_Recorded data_
/---

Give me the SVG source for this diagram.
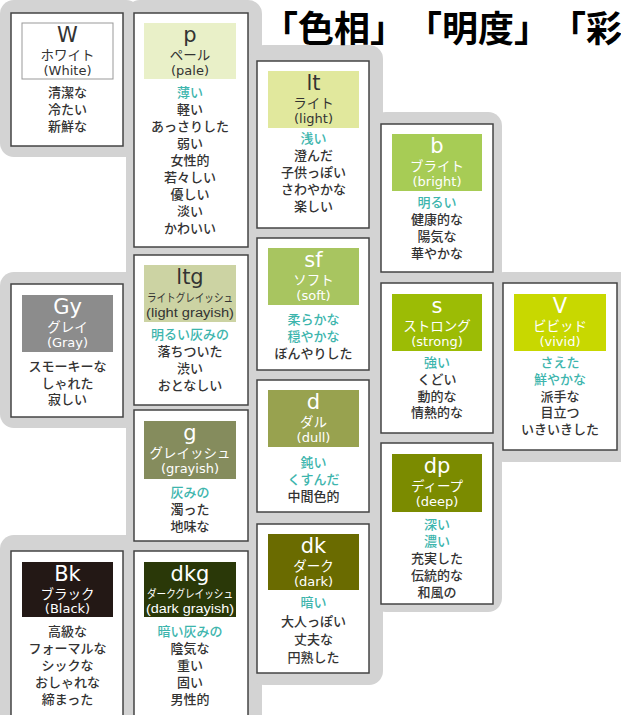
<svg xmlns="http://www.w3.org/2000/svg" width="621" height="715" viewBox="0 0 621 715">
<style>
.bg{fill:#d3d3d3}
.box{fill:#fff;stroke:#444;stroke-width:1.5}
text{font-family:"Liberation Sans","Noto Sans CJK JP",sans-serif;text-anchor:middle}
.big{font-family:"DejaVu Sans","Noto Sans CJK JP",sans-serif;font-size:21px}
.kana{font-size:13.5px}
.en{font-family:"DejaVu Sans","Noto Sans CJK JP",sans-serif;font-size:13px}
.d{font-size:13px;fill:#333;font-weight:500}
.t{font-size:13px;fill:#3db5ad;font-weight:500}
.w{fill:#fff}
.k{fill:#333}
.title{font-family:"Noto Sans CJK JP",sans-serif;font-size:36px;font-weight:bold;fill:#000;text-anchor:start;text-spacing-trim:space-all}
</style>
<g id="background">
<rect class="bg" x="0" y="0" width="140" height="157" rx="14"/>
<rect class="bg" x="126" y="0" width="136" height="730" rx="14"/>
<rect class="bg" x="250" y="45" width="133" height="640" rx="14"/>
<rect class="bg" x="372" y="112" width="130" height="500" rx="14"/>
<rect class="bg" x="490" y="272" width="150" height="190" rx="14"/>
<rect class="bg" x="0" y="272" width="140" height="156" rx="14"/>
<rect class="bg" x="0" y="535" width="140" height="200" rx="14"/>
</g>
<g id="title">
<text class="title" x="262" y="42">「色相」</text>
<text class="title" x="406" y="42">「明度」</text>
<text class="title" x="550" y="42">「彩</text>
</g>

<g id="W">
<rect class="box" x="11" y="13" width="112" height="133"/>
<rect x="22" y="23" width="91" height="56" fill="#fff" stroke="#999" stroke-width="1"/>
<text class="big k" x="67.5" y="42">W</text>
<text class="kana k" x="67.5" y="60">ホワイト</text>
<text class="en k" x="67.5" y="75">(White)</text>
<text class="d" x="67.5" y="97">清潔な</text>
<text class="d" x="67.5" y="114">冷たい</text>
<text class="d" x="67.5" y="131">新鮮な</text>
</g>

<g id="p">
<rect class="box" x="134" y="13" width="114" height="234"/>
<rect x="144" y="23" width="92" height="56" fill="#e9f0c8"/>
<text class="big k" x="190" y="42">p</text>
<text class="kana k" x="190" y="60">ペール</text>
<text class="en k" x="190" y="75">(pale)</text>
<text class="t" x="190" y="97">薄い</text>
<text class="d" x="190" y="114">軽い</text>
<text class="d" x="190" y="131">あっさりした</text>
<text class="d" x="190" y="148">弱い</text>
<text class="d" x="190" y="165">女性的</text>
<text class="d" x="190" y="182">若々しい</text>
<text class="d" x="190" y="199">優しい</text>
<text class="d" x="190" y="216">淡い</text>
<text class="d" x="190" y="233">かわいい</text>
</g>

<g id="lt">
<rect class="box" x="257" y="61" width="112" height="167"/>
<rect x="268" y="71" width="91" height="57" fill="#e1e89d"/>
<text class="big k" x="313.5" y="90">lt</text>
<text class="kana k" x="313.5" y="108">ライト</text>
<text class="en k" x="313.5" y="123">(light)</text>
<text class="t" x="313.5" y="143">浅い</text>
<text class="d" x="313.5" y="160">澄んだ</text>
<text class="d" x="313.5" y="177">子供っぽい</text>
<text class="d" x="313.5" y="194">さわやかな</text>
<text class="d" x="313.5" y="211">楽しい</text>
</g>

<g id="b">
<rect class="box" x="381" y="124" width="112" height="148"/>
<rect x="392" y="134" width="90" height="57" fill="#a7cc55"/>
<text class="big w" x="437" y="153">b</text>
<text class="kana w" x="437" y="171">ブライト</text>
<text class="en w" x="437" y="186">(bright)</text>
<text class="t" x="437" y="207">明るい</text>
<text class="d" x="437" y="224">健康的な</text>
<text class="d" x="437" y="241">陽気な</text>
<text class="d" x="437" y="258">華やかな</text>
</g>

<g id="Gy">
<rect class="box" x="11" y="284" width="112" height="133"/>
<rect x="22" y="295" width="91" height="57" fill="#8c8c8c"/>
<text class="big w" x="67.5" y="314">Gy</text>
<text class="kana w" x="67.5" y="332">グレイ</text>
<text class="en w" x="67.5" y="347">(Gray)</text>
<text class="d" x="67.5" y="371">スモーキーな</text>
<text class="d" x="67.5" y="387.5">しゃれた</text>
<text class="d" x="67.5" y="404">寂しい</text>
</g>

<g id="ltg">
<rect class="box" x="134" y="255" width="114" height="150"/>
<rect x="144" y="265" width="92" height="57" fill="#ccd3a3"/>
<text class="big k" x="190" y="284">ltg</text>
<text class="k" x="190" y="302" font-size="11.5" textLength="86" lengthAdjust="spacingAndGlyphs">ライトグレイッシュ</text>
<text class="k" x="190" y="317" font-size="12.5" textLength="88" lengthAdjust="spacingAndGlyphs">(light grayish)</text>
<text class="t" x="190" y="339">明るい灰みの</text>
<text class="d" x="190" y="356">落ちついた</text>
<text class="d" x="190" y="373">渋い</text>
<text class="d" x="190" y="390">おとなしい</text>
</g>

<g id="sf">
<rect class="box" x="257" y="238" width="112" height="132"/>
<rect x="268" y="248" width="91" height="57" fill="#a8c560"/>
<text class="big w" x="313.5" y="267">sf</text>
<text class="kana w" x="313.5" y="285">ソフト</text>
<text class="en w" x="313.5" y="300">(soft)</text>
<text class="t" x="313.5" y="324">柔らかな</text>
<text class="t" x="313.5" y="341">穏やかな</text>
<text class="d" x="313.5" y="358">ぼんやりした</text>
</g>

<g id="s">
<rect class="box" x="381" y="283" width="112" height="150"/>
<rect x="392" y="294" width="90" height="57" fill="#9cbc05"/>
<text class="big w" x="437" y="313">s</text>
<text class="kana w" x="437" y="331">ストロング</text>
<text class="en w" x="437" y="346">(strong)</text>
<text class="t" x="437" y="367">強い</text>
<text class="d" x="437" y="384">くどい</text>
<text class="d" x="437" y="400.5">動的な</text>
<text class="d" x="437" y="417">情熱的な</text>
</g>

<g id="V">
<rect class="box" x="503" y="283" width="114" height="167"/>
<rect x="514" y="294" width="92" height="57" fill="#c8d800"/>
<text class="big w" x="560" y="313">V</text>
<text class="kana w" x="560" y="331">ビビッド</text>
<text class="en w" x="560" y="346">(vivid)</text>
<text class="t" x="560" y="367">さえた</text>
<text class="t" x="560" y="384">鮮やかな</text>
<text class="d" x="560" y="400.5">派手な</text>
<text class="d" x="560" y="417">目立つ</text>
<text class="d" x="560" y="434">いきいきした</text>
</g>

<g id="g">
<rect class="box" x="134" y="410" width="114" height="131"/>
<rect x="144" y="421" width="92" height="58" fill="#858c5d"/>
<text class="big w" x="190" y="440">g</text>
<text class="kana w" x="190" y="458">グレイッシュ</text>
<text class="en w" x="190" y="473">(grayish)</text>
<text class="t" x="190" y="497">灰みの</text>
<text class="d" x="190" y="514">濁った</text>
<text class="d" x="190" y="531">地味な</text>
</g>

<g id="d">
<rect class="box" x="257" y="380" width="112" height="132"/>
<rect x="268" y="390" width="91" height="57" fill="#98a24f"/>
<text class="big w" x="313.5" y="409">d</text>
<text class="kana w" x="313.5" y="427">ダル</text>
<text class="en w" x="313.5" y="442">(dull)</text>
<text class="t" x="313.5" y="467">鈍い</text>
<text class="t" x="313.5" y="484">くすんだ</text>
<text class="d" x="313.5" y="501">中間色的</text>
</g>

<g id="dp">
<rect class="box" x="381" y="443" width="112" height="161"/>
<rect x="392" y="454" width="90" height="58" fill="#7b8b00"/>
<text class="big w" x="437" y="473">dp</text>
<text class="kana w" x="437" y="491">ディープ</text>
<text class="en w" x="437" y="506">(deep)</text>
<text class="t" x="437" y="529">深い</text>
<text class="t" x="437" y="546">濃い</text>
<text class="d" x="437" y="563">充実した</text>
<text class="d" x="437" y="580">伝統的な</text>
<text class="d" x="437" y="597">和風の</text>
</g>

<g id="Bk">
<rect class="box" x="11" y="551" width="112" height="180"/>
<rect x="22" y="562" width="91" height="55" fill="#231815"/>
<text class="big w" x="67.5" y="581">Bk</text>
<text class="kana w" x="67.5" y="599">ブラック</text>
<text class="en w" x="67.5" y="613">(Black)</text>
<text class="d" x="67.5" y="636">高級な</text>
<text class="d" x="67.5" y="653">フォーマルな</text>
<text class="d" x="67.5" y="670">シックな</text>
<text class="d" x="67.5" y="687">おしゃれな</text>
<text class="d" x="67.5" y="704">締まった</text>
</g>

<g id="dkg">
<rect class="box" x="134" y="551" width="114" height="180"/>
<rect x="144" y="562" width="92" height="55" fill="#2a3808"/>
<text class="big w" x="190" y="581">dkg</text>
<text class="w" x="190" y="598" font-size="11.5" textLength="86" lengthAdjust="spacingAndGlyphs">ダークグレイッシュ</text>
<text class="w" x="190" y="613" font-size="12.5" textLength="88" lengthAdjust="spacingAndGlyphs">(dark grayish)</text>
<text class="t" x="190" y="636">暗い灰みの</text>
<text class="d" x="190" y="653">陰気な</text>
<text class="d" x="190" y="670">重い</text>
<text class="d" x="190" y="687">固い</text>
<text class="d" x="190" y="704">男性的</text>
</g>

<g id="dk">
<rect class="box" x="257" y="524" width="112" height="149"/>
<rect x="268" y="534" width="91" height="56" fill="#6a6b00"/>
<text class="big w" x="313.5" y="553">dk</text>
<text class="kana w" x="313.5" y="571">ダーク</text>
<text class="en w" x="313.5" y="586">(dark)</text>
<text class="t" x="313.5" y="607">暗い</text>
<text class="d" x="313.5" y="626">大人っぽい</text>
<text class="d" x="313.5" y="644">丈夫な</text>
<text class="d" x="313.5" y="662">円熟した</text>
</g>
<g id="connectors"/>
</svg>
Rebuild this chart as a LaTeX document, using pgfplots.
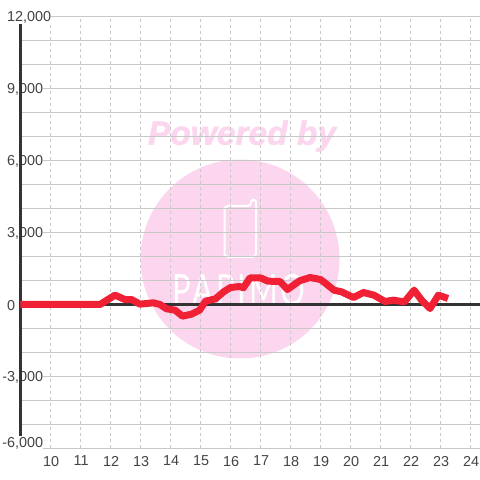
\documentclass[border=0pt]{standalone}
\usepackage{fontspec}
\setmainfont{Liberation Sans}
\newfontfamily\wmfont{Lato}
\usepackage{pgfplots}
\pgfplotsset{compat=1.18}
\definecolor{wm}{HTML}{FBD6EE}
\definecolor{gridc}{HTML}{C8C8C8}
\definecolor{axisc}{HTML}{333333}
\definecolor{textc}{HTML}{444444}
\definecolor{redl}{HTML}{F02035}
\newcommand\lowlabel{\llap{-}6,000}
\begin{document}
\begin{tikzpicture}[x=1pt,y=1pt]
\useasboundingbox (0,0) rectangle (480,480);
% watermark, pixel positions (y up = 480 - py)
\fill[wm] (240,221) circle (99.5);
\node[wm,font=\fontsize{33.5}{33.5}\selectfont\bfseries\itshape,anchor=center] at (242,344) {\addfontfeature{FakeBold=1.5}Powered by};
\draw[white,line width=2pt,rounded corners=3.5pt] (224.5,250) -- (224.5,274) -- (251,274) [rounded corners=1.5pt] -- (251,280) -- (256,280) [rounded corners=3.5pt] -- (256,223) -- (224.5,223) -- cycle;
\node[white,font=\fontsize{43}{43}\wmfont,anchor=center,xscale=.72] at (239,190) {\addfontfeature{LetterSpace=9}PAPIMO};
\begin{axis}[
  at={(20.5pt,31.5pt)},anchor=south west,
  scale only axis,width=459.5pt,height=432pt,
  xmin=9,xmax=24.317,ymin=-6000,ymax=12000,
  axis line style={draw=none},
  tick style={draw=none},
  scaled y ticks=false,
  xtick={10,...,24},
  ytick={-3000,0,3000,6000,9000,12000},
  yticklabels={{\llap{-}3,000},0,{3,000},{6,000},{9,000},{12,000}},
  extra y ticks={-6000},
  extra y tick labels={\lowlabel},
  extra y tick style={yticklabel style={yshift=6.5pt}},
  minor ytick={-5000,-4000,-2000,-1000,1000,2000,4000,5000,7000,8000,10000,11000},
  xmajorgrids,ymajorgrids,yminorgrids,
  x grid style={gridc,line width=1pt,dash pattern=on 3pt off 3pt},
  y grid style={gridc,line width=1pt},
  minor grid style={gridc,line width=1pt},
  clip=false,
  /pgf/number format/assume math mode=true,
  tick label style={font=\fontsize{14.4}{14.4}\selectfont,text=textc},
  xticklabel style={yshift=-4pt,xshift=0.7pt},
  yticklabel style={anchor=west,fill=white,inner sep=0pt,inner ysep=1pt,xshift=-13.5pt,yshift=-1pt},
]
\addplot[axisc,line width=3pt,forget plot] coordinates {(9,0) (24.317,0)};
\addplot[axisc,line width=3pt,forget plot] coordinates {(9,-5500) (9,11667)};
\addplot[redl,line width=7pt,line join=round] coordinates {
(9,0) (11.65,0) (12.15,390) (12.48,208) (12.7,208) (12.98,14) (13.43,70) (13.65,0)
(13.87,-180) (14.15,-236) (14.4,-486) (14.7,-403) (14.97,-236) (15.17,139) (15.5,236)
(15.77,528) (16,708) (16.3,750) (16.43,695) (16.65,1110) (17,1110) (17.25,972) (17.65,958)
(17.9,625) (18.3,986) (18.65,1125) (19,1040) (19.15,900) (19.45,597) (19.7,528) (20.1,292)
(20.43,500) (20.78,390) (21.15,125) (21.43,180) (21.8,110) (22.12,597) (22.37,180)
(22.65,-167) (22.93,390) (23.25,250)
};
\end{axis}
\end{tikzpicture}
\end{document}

\---

_AIM OF THE TASK_
Locate all lines holding the word "this", then copy them out.

_ANSWER TO THE TASK_
Give me the SVG source for this diagram.
Rebuild this chart as a LaTeX document, using pgfplots.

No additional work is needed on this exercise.